▶ _Exercise objective_: Set down the full listing exactly, character for character.
START
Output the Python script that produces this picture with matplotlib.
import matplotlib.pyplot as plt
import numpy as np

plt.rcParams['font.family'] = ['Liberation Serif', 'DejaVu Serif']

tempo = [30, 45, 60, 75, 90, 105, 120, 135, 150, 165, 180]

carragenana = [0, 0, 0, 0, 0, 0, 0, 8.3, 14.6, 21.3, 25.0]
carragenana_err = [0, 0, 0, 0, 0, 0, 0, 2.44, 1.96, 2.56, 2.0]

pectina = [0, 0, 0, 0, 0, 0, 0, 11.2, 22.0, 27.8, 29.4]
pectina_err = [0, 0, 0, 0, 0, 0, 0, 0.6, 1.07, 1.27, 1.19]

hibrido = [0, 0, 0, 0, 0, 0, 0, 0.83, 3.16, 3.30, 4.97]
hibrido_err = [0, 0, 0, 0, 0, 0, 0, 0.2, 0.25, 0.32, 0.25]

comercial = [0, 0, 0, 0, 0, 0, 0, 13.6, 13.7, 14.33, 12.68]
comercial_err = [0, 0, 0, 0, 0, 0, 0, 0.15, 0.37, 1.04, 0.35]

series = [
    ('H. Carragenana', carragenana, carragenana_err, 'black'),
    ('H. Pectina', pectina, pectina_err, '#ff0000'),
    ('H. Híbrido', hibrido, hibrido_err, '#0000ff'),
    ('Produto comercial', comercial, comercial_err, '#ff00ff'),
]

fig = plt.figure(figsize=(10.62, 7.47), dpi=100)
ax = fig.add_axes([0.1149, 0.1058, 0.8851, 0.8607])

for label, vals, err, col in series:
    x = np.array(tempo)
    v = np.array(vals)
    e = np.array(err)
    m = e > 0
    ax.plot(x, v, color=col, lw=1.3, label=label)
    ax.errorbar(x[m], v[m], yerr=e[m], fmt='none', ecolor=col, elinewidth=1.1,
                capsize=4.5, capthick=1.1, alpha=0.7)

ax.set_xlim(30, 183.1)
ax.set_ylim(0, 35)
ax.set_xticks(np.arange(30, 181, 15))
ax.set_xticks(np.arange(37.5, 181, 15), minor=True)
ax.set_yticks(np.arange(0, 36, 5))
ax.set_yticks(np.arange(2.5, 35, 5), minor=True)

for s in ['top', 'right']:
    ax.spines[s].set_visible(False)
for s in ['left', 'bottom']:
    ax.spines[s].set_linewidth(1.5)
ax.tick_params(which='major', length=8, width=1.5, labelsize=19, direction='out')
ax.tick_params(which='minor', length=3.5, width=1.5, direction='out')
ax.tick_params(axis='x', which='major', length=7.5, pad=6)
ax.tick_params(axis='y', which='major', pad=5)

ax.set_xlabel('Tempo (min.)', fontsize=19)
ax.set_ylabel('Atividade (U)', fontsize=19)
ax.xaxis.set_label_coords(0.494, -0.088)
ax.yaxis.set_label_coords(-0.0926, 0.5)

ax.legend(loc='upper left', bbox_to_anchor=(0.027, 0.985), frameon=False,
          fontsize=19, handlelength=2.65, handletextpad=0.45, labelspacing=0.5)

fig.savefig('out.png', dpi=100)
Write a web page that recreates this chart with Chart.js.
END
▶ _Full response_:
Output the Python script that produces this picture with matplotlib.
import matplotlib.pyplot as plt
import numpy as np

plt.rcParams['font.family'] = ['Liberation Serif', 'DejaVu Serif']

tempo = [30, 45, 60, 75, 90, 105, 120, 135, 150, 165, 180]

carragenana = [0, 0, 0, 0, 0, 0, 0, 8.3, 14.6, 21.3, 25.0]
carragenana_err = [0, 0, 0, 0, 0, 0, 0, 2.44, 1.96, 2.56, 2.0]

pectina = [0, 0, 0, 0, 0, 0, 0, 11.2, 22.0, 27.8, 29.4]
pectina_err = [0, 0, 0, 0, 0, 0, 0, 0.6, 1.07, 1.27, 1.19]

hibrido = [0, 0, 0, 0, 0, 0, 0, 0.83, 3.16, 3.30, 4.97]
hibrido_err = [0, 0, 0, 0, 0, 0, 0, 0.2, 0.25, 0.32, 0.25]

comercial = [0, 0, 0, 0, 0, 0, 0, 13.6, 13.7, 14.33, 12.68]
comercial_err = [0, 0, 0, 0, 0, 0, 0, 0.15, 0.37, 1.04, 0.35]

series = [
    ('H. Carragenana', carragenana, carragenana_err, 'black'),
    ('H. Pectina', pectina, pectina_err, '#ff0000'),
    ('H. Híbrido', hibrido, hibrido_err, '#0000ff'),
    ('Produto comercial', comercial, comercial_err, '#ff00ff'),
]

fig = plt.figure(figsize=(10.62, 7.47), dpi=100)
ax = fig.add_axes([0.1149, 0.1058, 0.8851, 0.8607])

for label, vals, err, col in series:
    x = np.array(tempo)
    v = np.array(vals)
    e = np.array(err)
    m = e > 0
    ax.plot(x, v, color=col, lw=1.3, label=label)
    ax.errorbar(x[m], v[m], yerr=e[m], fmt='none', ecolor=col, elinewidth=1.1,
                capsize=4.5, capthick=1.1, alpha=0.7)

ax.set_xlim(30, 183.1)
ax.set_ylim(0, 35)
ax.set_xticks(np.arange(30, 181, 15))
ax.set_xticks(np.arange(37.5, 181, 15), minor=True)
ax.set_yticks(np.arange(0, 36, 5))
ax.set_yticks(np.arange(2.5, 35, 5), minor=True)

for s in ['top', 'right']:
    ax.spines[s].set_visible(False)
for s in ['left', 'bottom']:
    ax.spines[s].set_linewidth(1.5)
ax.tick_params(which='major', length=8, width=1.5, labelsize=19, direction='out')
ax.tick_params(which='minor', length=3.5, width=1.5, direction='out')
ax.tick_params(axis='x', which='major', length=7.5, pad=6)
ax.tick_params(axis='y', which='major', pad=5)

ax.set_xlabel('Tempo (min.)', fontsize=19)
ax.set_ylabel('Atividade (U)', fontsize=19)
ax.xaxis.set_label_coords(0.494, -0.088)
ax.yaxis.set_label_coords(-0.0926, 0.5)

ax.legend(loc='upper left', bbox_to_anchor=(0.027, 0.985), frameon=False,
          fontsize=19, handlelength=2.65, handletextpad=0.45, labelspacing=0.5)

fig.savefig('out.png', dpi=100)
Write a web page that recreates this chart with Chart.js.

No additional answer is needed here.